Watering the 'chef'

In this country, most schools are like mills. They crank out diplomas like hay stacks. It comes to a point where the educational system is so watered down that the only prestige you get to show off is how much you are paying in tuition fees every year. And in the capital of the pretentious in this country, many believe this to be true.
The brain drain is so watered down that the greatest cooks Manila has ever experienced are working on cruise liners and other countries. The ones who are left behind still master their craft, which really result in legendary cooking. Thus the glamor of being a chef has contributed to the triviality of cooking in general, professional cooking in particular.
So it is not surprising to see the sprouting of cooking schools all over the metro. They're profilerating like weeds, encroaching on every educational institution and nook and cranny. Granted there would be rare finds that has the same prestige as a black truffle, but most are just in it for the money. A computer technology college suddenly have a culinary program? Unknown cooks putting up their own cooking schools? (This last one I have to say are the so called 'chefs' who can't hack it in the real world and decided to just teach). This sort of thing happened before. With the nursing, caregiver, IT, call center agent craze that swept Manila as the millennium rolled around. Now the term 'chef' has been compromises to include anyone, and I mean anyone, who puts on the whites and holds a mass produced culinary diploma. And watching these culinary wannabes go through my kitchens eventually having a mortality rate of 90%, it just shows what the shattered dream is: that the first few years in a professional kitchen is not all glamor and money. It's hard work. Real hard work. And simply putting on your whites and showing off you $100 knife does not make you a 'chef'.

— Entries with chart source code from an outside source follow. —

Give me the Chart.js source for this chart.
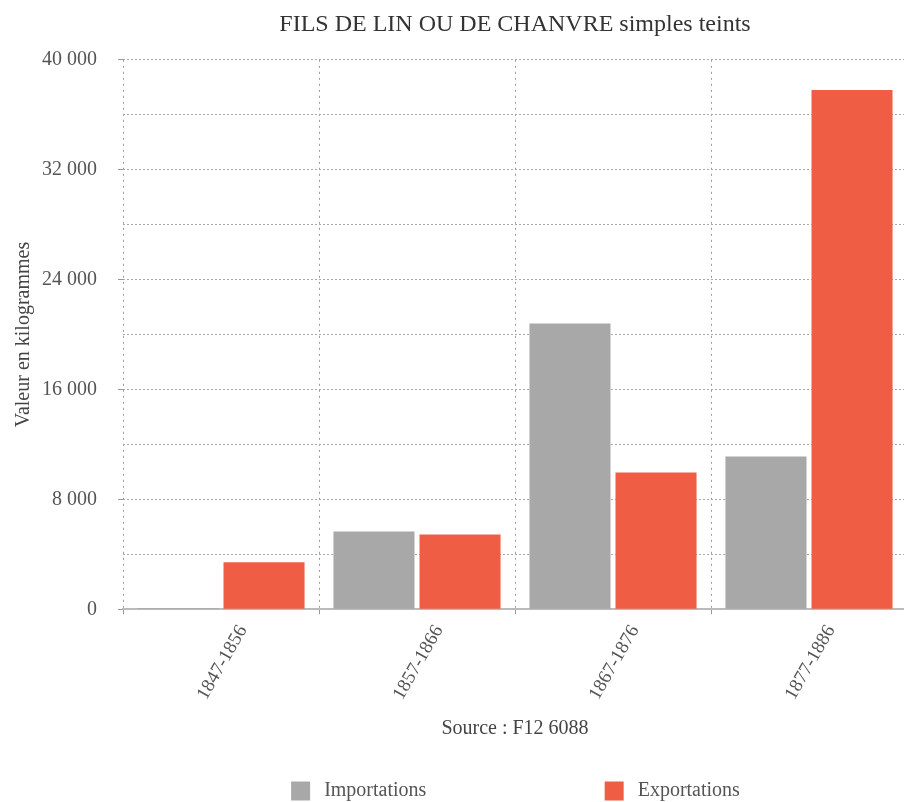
<!DOCTYPE html>
<html>
<head>
<meta charset="utf-8">
<script src="https://cdn.jsdelivr.net/npm/chart.js@4"></script>
<style>
html,body{margin:0;padding:0;background:#fff;overflow:hidden;}
#wrap{position:relative;width:904px;height:802px;overflow:hidden;}
</style>
</head>
<body>
<div id="wrap"><canvas id="c" width="907" height="802"></canvas></div>
<script>
const categories = ['1847-1856', '1857-1866', '1867-1876', '1877-1886'];
const importations = [100, 5670, 20800, 11130];
const exportations = [3420, 5450, 9960, 37800];
const seriesNames = ['Importations', 'Exportations'];
const chartTitle = 'FILS DE LIN OU DE CHANVRE simples teints';
const yTitle = 'Valeur en kilogrammes';
const xTitle = 'Source : F12 6088';

const FONT = "'Liberation Serif', 'Times New Roman', serif";
const fmt = v => String(v).replace(/\B(?=(\d{3})+(?!\d))/g, ' ');

// centre title and legend over the plot area, as in the reference
const blockShift = {
  id: 'blockShift',
  afterLayout(chart) {
    const l = chart.legend;
    if (l) { l.left += 57; l.right += 57; }
    const t = chart.titleBlock;
    if (t) { const a = chart.chartArea; const w = t.right - t.left; const c = (a.left + a.right) / 2; t.left = c - w / 2; t.right = c + w / 2; }
  }
};

new Chart(document.getElementById('c'), {
  type: 'bar',
  data: {
    labels: categories,
    datasets: [
      { label: seriesNames[0], data: importations, backgroundColor: '#a8a8a8' },
      { label: seriesNames[1], data: exportations, backgroundColor: '#ef5d45' }
    ]
  },
  options: {
    responsive: false,
    animation: false,
    devicePixelRatio: 1,
    categoryPercentage: 0.878,
    barPercentage: 0.942,
    layout: { padding: { left: 10, right: 0, top: 0, bottom: -9 } },
    plugins: {
      title: {
        display: true, text: chartTitle, color: '#333',
        font: { family: FONT, size: 24, weight: 'normal' },
        padding: { top: 10, bottom: 21 }
      },
      legend: {
        position: 'bottom',
        labels: {
          color: '#555', boxWidth: 19, boxHeight: 19, padding: 10,
          font: { family: FONT, size: 20 },
          generateLabels(chart) {
            const items = Chart.defaults.plugins.legend.labels.generateLabels(chart);
            items.forEach(it => { it.text = '\u2009' + it.text; });
            items[0].text = items[0].text + '\u2003'.repeat(8) + ' \u2006';
            return items;
          }
        }
      },
      tooltip: { enabled: false }
    },
    scales: {
      x: {
        afterFit(scale) { scale.paddingLeft = 0; scale.paddingRight = 0; },
        grid: { offset: true, color: '#999', tickLength: 5, lineWidth: 1 },
        border: { display: true, color: '#bbb', width: 2, dash: [2, 4] },
        ticks: {
          color: '#555', font: { family: FONT, size: 19 },
          minRotation: 60, maxRotation: 60, labelOffset: 22, padding: 7
        },
        title: {
          display: true, text: xTitle, color: '#444',
          font: { family: FONT, size: 20 }, padding: { top: 6, bottom: 30 }
        }
      },
      y: {
        min: 0, max: 40000,
        afterFit(scale) { scale.width = 113; scale.paddingTop = 0; scale.paddingBottom = 0; },
        grid: {
          color: '#aaa', tickLength: 5,
          tickColor: c => (c.tick && c.tick.value % 8000 === 0) ? '#999' : 'rgba(0,0,0,0)'
        },
        border: { display: false, dash: [2, 2] },
        ticks: {
          stepSize: 4000, color: '#555', font: { family: FONT, size: 20 }, padding: 21,
          autoSkip: false,
          callback: v => (v % 8000 === 0 ? fmt(v) : '')
        },
        title: {
          display: true, text: yTitle, color: '#444',
          font: { family: FONT, size: 20 }, padding: { top: 2, bottom: 6 }
        }
      }
    }
  },
  plugins: [blockShift]
});
</script>
</body>
</html>
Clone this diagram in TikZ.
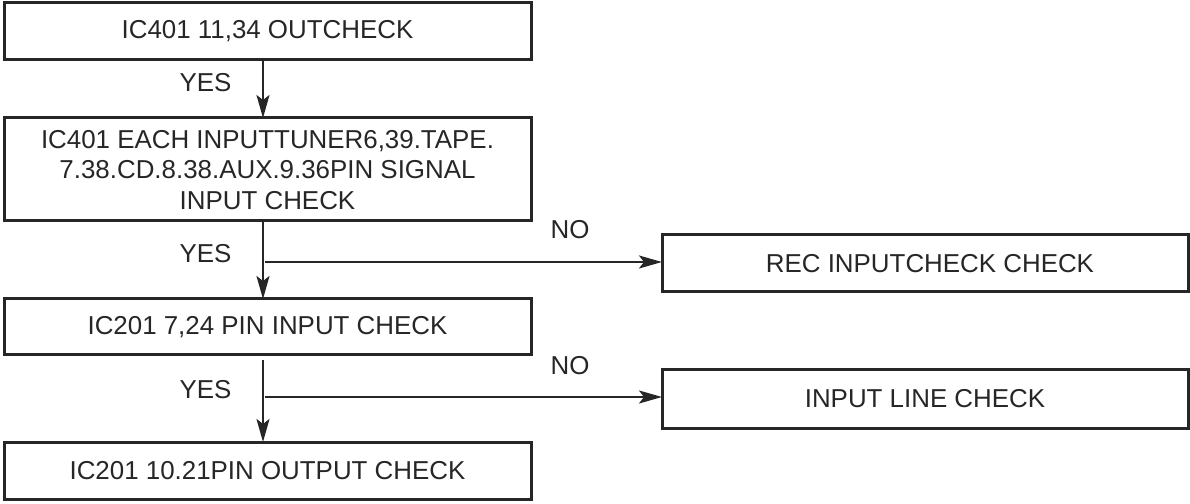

A chef, by definition, is a professional cook that leads other cooks. That title is earned after many years working in a hot steamy kitchen, going through each and every night of cooking to learn the trade, to eventually be able to do at least one dish consistently for a thousand times. Politics come with the territory, and the kitchen heirarchy is a tough wall to climb. But if you're strong enough, determined enough, callous enough, and smart enough, one day you may be able to lead your own kitchen and make the world a better place.